[Begin]

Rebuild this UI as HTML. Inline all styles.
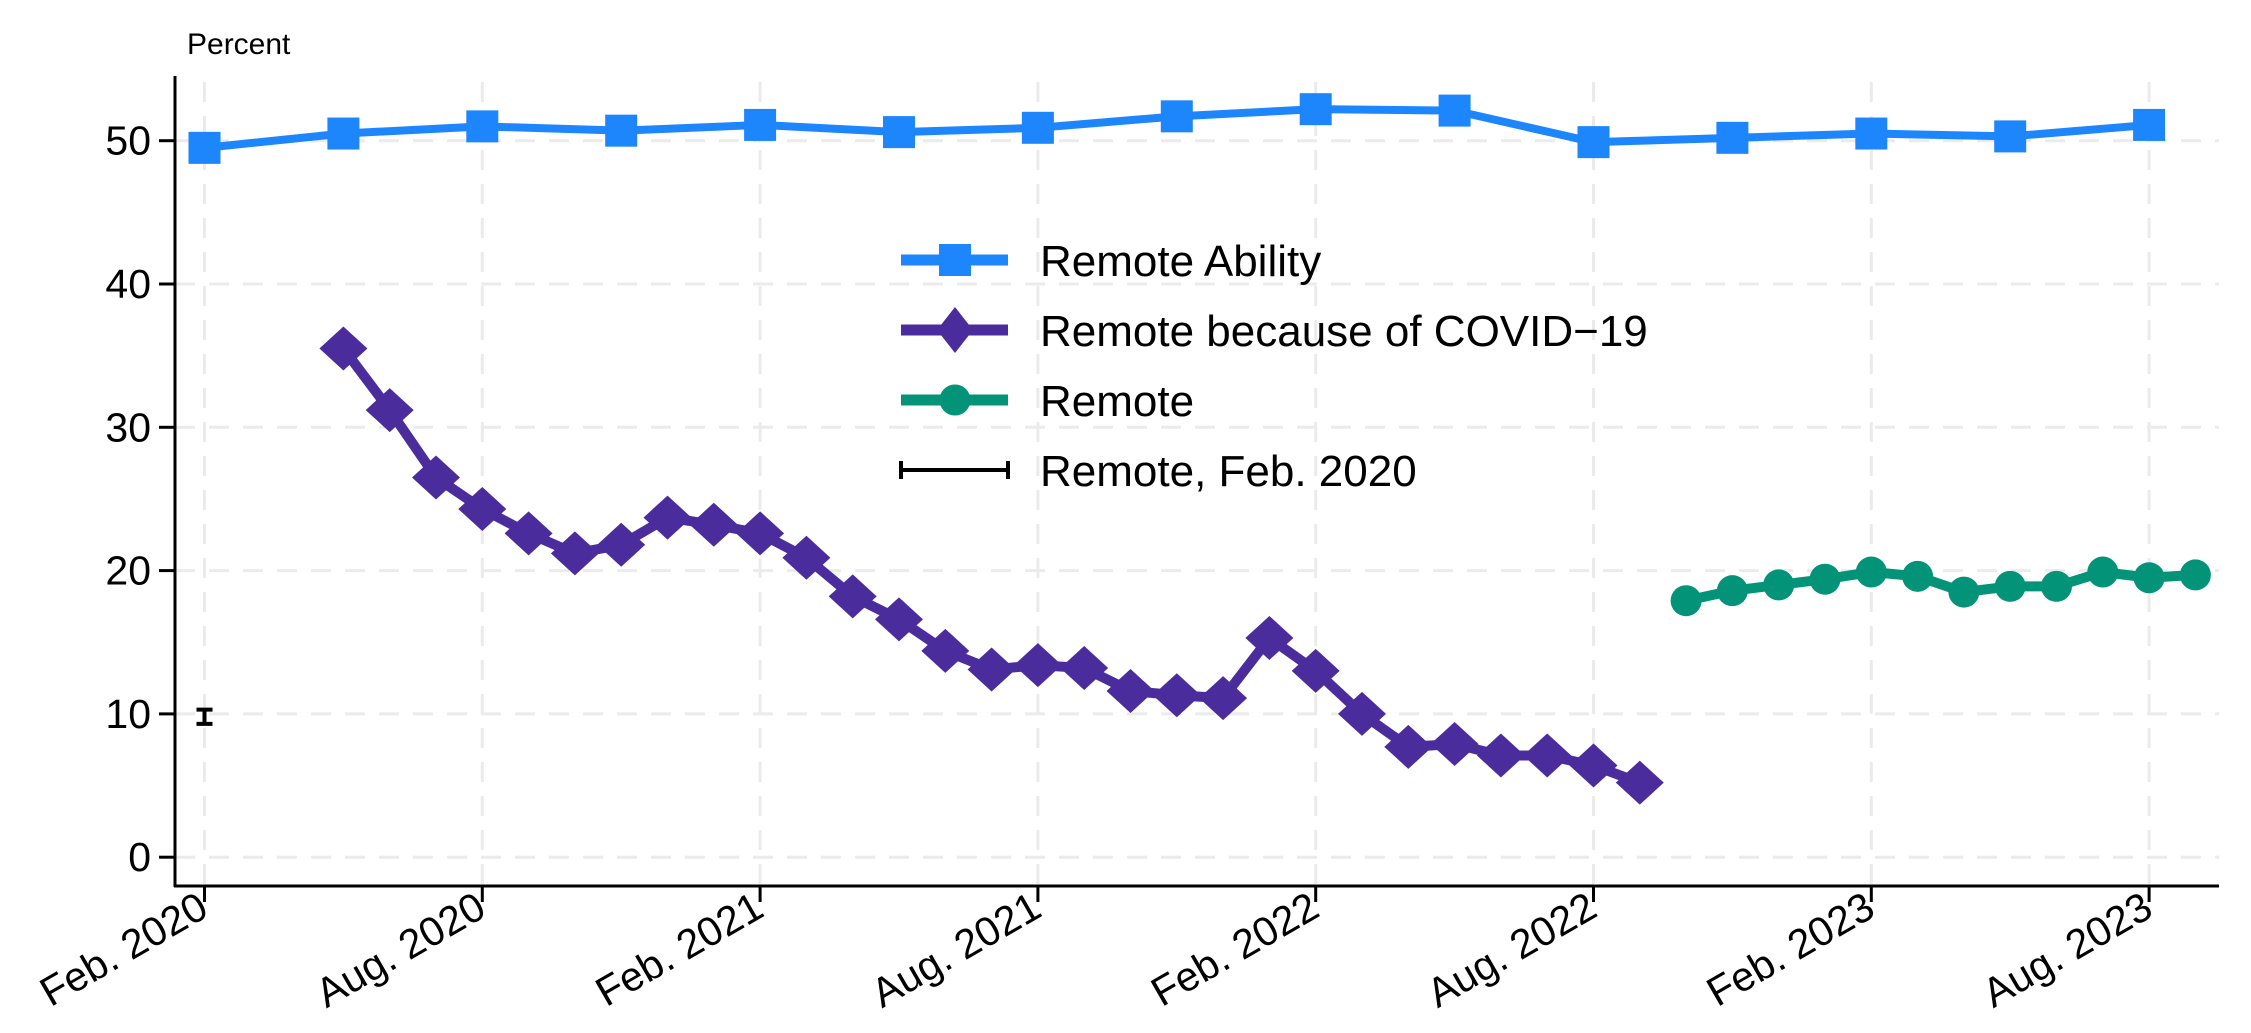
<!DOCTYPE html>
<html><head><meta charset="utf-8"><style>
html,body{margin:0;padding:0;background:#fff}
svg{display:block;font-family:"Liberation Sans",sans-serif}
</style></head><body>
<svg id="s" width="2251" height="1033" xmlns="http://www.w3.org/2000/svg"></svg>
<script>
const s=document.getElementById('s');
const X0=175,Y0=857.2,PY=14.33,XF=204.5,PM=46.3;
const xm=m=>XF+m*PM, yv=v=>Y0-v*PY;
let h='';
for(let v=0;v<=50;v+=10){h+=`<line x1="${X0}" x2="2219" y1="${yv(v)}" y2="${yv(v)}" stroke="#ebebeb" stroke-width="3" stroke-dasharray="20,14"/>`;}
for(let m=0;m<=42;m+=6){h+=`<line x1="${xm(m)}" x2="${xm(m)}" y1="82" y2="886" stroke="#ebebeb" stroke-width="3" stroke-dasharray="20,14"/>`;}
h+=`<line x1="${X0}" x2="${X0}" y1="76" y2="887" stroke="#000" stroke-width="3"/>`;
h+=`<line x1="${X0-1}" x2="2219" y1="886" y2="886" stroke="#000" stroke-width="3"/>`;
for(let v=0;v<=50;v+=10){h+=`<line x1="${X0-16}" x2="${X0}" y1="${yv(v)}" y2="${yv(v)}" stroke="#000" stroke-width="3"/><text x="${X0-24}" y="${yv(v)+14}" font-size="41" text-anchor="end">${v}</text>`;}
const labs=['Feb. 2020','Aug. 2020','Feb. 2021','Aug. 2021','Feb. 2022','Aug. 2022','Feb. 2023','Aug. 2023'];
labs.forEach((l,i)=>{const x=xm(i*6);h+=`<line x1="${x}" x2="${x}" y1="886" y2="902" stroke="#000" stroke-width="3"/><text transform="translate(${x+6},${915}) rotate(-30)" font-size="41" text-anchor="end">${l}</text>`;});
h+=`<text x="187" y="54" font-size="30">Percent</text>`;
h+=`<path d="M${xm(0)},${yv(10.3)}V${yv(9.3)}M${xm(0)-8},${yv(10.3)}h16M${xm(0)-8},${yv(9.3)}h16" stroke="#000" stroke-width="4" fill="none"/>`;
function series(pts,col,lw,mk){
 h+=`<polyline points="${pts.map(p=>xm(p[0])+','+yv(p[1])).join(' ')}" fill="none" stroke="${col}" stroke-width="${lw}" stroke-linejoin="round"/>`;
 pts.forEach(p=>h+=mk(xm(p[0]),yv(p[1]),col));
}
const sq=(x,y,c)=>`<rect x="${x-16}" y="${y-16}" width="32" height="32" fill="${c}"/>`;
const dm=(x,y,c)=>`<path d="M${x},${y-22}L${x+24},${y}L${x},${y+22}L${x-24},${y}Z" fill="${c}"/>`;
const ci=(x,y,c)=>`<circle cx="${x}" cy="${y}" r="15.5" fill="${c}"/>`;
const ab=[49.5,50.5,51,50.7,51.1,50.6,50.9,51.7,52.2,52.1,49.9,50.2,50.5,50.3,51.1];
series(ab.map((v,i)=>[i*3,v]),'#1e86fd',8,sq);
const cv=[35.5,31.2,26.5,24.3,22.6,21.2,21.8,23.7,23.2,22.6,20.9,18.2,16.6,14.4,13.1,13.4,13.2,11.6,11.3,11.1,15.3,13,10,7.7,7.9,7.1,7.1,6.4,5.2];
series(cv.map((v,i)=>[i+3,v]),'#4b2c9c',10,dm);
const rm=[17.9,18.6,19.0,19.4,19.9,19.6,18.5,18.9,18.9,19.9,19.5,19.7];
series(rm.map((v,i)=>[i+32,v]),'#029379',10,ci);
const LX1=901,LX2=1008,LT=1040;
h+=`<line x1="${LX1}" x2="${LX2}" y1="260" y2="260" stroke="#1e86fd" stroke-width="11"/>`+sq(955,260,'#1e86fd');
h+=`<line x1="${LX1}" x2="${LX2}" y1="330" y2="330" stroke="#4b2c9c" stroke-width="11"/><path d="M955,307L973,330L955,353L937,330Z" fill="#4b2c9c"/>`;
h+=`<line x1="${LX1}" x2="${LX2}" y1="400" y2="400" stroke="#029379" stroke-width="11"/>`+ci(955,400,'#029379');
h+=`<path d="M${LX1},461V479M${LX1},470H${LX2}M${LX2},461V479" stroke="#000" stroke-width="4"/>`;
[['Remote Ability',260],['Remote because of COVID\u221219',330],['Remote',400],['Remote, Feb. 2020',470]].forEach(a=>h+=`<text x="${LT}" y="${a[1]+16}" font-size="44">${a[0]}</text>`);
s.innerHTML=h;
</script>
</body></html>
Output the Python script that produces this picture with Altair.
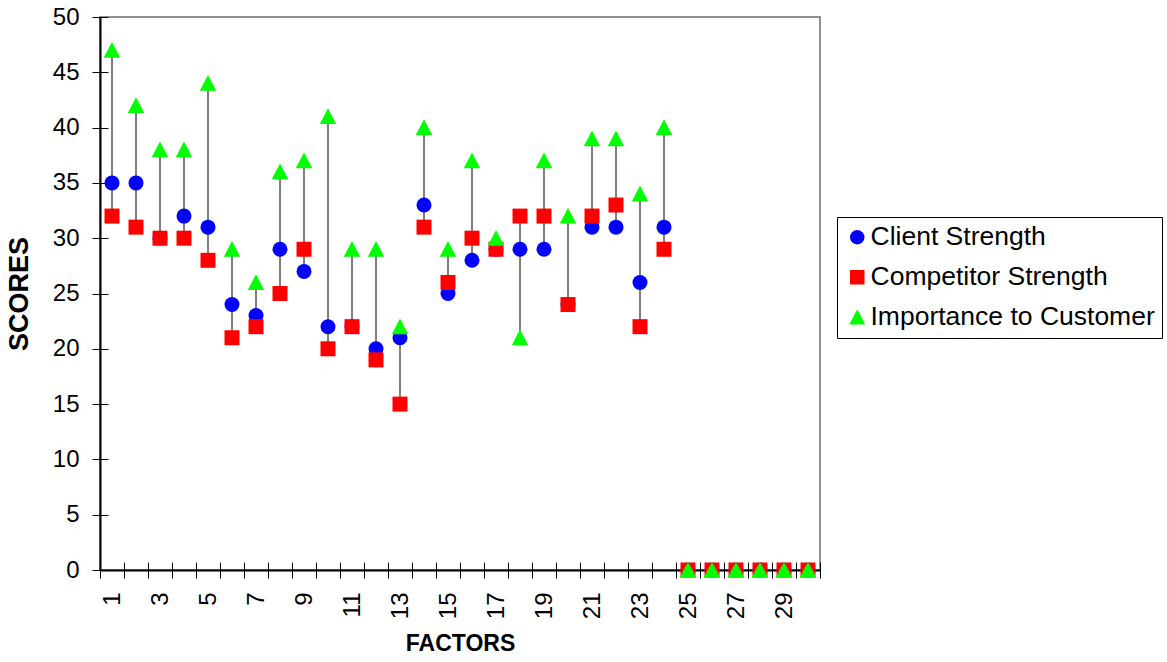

[End]

**TASK DESCRIPTION:**
Give back all entries exactly. No pictures belong in the copy.

**SOLUTION TO THE EXERCISE:**
Rebuild this UI as HTML. Inline all styles.
<!DOCTYPE html>
<html><head><meta charset="utf-8"><style>
html,body{margin:0;padding:0;background:#fff}
svg{display:block;font-family:"Liberation Sans",sans-serif}
</style></head><body>
<svg id="s" width="2251" height="1033" xmlns="http://www.w3.org/2000/svg"></svg>
<script>
const s=document.getElementById('s');
const X0=175,Y0=857.2,PY=14.33,XF=204.5,PM=46.3;
const xm=m=>XF+m*PM, yv=v=>Y0-v*PY;
let h='';
for(let v=0;v<=50;v+=10){h+=`<line x1="${X0}" x2="2219" y1="${yv(v)}" y2="${yv(v)}" stroke="#ebebeb" stroke-width="3" stroke-dasharray="20,14"/>`;}
for(let m=0;m<=42;m+=6){h+=`<line x1="${xm(m)}" x2="${xm(m)}" y1="82" y2="886" stroke="#ebebeb" stroke-width="3" stroke-dasharray="20,14"/>`;}
h+=`<line x1="${X0}" x2="${X0}" y1="76" y2="887" stroke="#000" stroke-width="3"/>`;
h+=`<line x1="${X0-1}" x2="2219" y1="886" y2="886" stroke="#000" stroke-width="3"/>`;
for(let v=0;v<=50;v+=10){h+=`<line x1="${X0-16}" x2="${X0}" y1="${yv(v)}" y2="${yv(v)}" stroke="#000" stroke-width="3"/><text x="${X0-24}" y="${yv(v)+14}" font-size="41" text-anchor="end">${v}</text>`;}
const labs=['Feb. 2020','Aug. 2020','Feb. 2021','Aug. 2021','Feb. 2022','Aug. 2022','Feb. 2023','Aug. 2023'];
labs.forEach((l,i)=>{const x=xm(i*6);h+=`<line x1="${x}" x2="${x}" y1="886" y2="902" stroke="#000" stroke-width="3"/><text transform="translate(${x+6},${915}) rotate(-30)" font-size="41" text-anchor="end">${l}</text>`;});
h+=`<text x="187" y="54" font-size="30">Percent</text>`;
h+=`<path d="M${xm(0)},${yv(10.3)}V${yv(9.3)}M${xm(0)-8},${yv(10.3)}h16M${xm(0)-8},${yv(9.3)}h16" stroke="#000" stroke-width="4" fill="none"/>`;
function series(pts,col,lw,mk){
 h+=`<polyline points="${pts.map(p=>xm(p[0])+','+yv(p[1])).join(' ')}" fill="none" stroke="${col}" stroke-width="${lw}" stroke-linejoin="round"/>`;
 pts.forEach(p=>h+=mk(xm(p[0]),yv(p[1]),col));
}
const sq=(x,y,c)=>`<rect x="${x-16}" y="${y-16}" width="32" height="32" fill="${c}"/>`;
const dm=(x,y,c)=>`<path d="M${x},${y-22}L${x+24},${y}L${x},${y+22}L${x-24},${y}Z" fill="${c}"/>`;
const ci=(x,y,c)=>`<circle cx="${x}" cy="${y}" r="15.5" fill="${c}"/>`;
const ab=[49.5,50.5,51,50.7,51.1,50.6,50.9,51.7,52.2,52.1,49.9,50.2,50.5,50.3,51.1];
series(ab.map((v,i)=>[i*3,v]),'#1e86fd',8,sq);
const cv=[35.5,31.2,26.5,24.3,22.6,21.2,21.8,23.7,23.2,22.6,20.9,18.2,16.6,14.4,13.1,13.4,13.2,11.6,11.3,11.1,15.3,13,10,7.7,7.9,7.1,7.1,6.4,5.2];
series(cv.map((v,i)=>[i+3,v]),'#4b2c9c',10,dm);
const rm=[17.9,18.6,19.0,19.4,19.9,19.6,18.5,18.9,18.9,19.9,19.5,19.7];
series(rm.map((v,i)=>[i+32,v]),'#029379',10,ci);
const LX1=901,LX2=1008,LT=1040;
h+=`<line x1="${LX1}" x2="${LX2}" y1="260" y2="260" stroke="#1e86fd" stroke-width="11"/>`+sq(955,260,'#1e86fd');
h+=`<line x1="${LX1}" x2="${LX2}" y1="330" y2="330" stroke="#4b2c9c" stroke-width="11"/><path d="M955,307L973,330L955,353L937,330Z" fill="#4b2c9c"/>`;
h+=`<line x1="${LX1}" x2="${LX2}" y1="400" y2="400" stroke="#029379" stroke-width="11"/>`+ci(955,400,'#029379');
h+=`<path d="M${LX1},461V479M${LX1},470H${LX2}M${LX2},461V479" stroke="#000" stroke-width="4"/>`;
[['Remote Ability',260],['Remote because of COVID\u221219',330],['Remote',400],['Remote, Feb. 2020',470]].forEach(a=>h+=`<text x="${LT}" y="${a[1]+16}" font-size="44">${a[0]}</text>`);
s.innerHTML=h;
</script>
</body></html>
Output the Python script that produces this picture with Altair.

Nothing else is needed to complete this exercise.